I sometimes joke that poetry and rap are nothing alike because you can actually make money as a rapper. Fans of rap are always quick to correct me, to declare that rap and poetry are close siblings in the world of words. Well, if you’re stubborn and financially irresponsible enough to want to call yourself a poet, then you’ve really fulfilled the most important part of actually being a poet, caring more about your words and message than practical things like money and your parents being proud of you. So yes, by my personal estimation, rappers are poets, but it becomes even more apparent in practice.
Substantive rappers such as Chance himself, who says Coval taught him “what it meant to be a poet,” create work I couldn’t readily separate from the modern, quick on it’s linguistic foot work poets like Coval make.

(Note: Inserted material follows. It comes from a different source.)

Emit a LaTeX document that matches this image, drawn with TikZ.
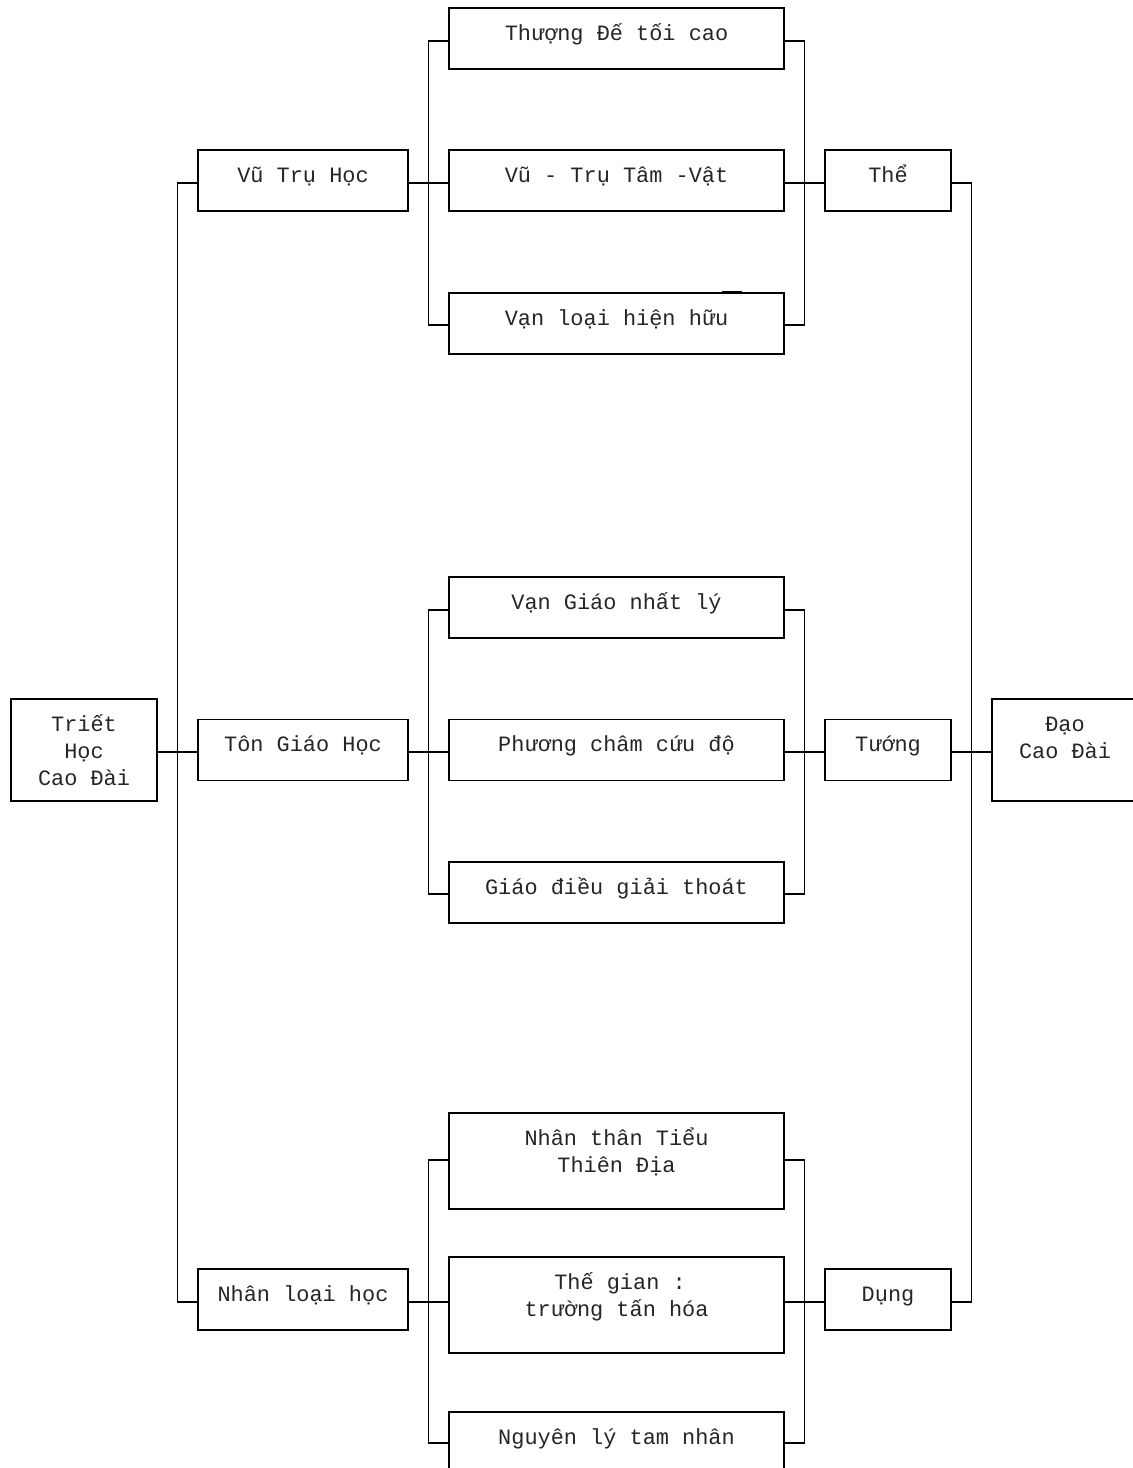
\documentclass[tikz,border=0pt]{standalone}
\usepackage{fontspec}
\newfontfamily\diagfont{Liberation Mono}
\begin{document}
\begin{tikzpicture}[x=1pt,y=-1pt,
  box/.style={draw=black, line width=1.8pt, inner sep=0pt, outer sep=0pt},
  txt/.style={font=\diagfont\fontsize{21.9}{27}\selectfont, anchor=base, inner sep=0pt, text=black!85},
  conn/.style={line width=1.8pt, line join=miter}]
\fill[white] (0,0) rectangle (1133,1468);
\useasboundingbox (0,0) rectangle (1133,1468);

% ---- boxes ----
\node[box, minimum width=146pt, minimum height=102pt] (trie) at (84,750) {};
\node[box, minimum width=210pt, minimum height=61pt] (vu) at (303,180.5) {};
\node[box, minimum width=210pt, minimum height=61pt] (ton) at (303,750) {};
\node[box, minimum width=210pt, minimum height=61pt] (nhan) at (303,1299.5) {};

\node[box, minimum width=335pt, minimum height=61pt] (c1) at (616.5,38.5) {};
\node[box, minimum width=335pt, minimum height=61pt] (c2) at (616.5,180.5) {};
\node[box, minimum width=335pt, minimum height=61pt] (c3) at (616.5,323.5) {};
\node[box, minimum width=335pt, minimum height=61pt] (c4) at (616.5,607.5) {};
\node[box, minimum width=335pt, minimum height=61pt] (c5) at (616.5,750) {};
\node[box, minimum width=335pt, minimum height=61pt] (c6) at (616.5,892.5) {};
\node[box, minimum width=335pt, minimum height=96pt] (c7) at (616.5,1161) {};
\node[box, minimum width=335pt, minimum height=96pt] (c8) at (616.5,1305) {};
\node[box, minimum width=335pt, minimum height=96pt] (c9) at (616.5,1460) {};

\node[box, minimum width=126pt, minimum height=61pt] (the) at (888,180.5) {};
\node[box, minimum width=126pt, minimum height=61pt] (tuong) at (888,750) {};
\node[box, minimum width=126pt, minimum height=61pt] (dung) at (888,1299.5) {};
\node[box, minimum width=146pt, minimum height=102pt] (dao) at (1065,750) {};

% small mark on top of c3
\draw[line width=2.6pt] (722,292.5) -- (742,292.5);

% ---- texts ----
\node[txt] (trie-a) at (84,731) {Triết};
\node[txt] (trie-b) at (84,758) {Học};
\node[txt] (trie-c) at (84,785) {Cao Đài};
\node[txt] (vu-t) at (303,182) {Vũ Trụ Học};
\node[txt] (ton-t) at (303,751.5) {Tôn Giáo Học};
\node[txt] (nhan-t) at (303,1301) {Nhân loại học};

\node[txt] (c1-t) at (616.5,40) {Thượng Đế tối cao};
\node[txt] (c2-t) at (616.5,182) {Vũ - Trụ Tâm -Vật};
\node[txt] (c3-t) at (616.5,325) {Vạn loại hiện hữu};
\node[txt] (c4-t) at (616.5,609) {Vạn Giáo nhất lý};
\node[txt] (c5-t) at (616.5,751.5) {Phương châm cứu độ};
\node[txt] (c6-t) at (616.5,894) {Giáo điều giải thoát};
\node[txt] (c7-a) at (616.5,1145) {Nhân thân Tiểu};
\node[txt] (c7-b) at (616.5,1172) {Thiên Địa};
\node[txt] (c8-a) at (620,1289) {Thế gian :};
\node[txt] (c8-b) at (616.5,1316) {trường tấn hóa};
\node[txt] (c9-t) at (616.5,1444) {Nguyên lý tam nhân};

\node[txt] (the-t) at (888,182) {Thể};
\node[txt] (tuong-t) at (888,751.5) {Tướng};
\node[txt] (dung-t) at (888,1301) {Dụng};
\node[txt] (dao-a) at (1065,731) {Đạo};
\node[txt] (dao-b) at (1065,758) {Cao Đài};

% ---- connectors ----
\draw[conn] (trie.east |- 0,752) -- (ton.west |- 0,752);
\draw[conn] (vu.west |- 0,183) -- ++(-20.5,0) |- (nhan.west |- 0,1302);

\draw[conn] (vu.east |- 0,183) -- (c2.west |- 0,183);
\draw[conn] (c1.west |- 0,41) -- ++(-20.5,0) |- (c3.west |- 0,325);
\draw[conn] (c1.east |- 0,41) -- ++(20.5,0) |- (c3.east |- 0,325);
\draw[conn] (c2.east |- 0,183) -- (the.west |- 0,183);

\draw[conn] (ton.east |- 0,752) -- (c5.west |- 0,752);
\draw[conn] (c4.west |- 0,610) -- ++(-20.5,0) |- (c6.west |- 0,894);
\draw[conn] (c4.east |- 0,610) -- ++(20.5,0) |- (c6.east |- 0,894);
\draw[conn] (c5.east |- 0,752) -- (tuong.west |- 0,752);

\draw[conn] (nhan.east |- 0,1302) -- (c8.west |- 0,1302);
\draw[conn] (c7.west |- 0,1160) -- ++(-20.5,0) |- (c9.west |- 0,1443);
\draw[conn] (c7.east |- 0,1160) -- ++(20.5,0) |- (c9.east |- 0,1443);
\draw[conn] (c8.east |- 0,1302) -- (dung.west |- 0,1302);

\draw[conn] (the.east |- 0,183) -- ++(20.5,0) |- (dung.east |- 0,1302);
\draw[conn] (tuong.east |- 0,752) -- (dao.west |- 0,752);
\end{tikzpicture}
\end{document}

Often, on further ends of the spectrum, people see rappers only going on about pouring champagne onto stripper booties and poets who only dole out dreamy spaced-out, cryptic phrases that no one understands. Those polar opposite stereotypes make it seem like the genres should be totally opposed, and yes some types of poetry and rap are very dissimilar, but Coval and artists like Chance the Rapper are artists who use the force of what their medium does to their words to create images and stories what they’ve seen and put some power into their frank, open discussion about issues inherent in their critically undervalued environment and experience.
Coval’s work shows he feels rapper musicians and straight up poets are equally deserving of praise and a part in his People’s History, including both Chief Keef and Gwendolyn Brooks. Where other people might think to raise one of these characters above the other, view them as distinct, different, Coval honors them both in his poetry, showing how they all are playing a part in the same game, a part in keeping the African American community in Chicago alive.
For National Poetry Month, I really hope you guys will check out a seriously talented poet who knows how to write about a city that’s near to my heart. Reading Coval will teach you about the city of Chicago and the power of poetic style in confronting a gritty, urban life, and you get to simply enjoy reading some truly engaging poetry.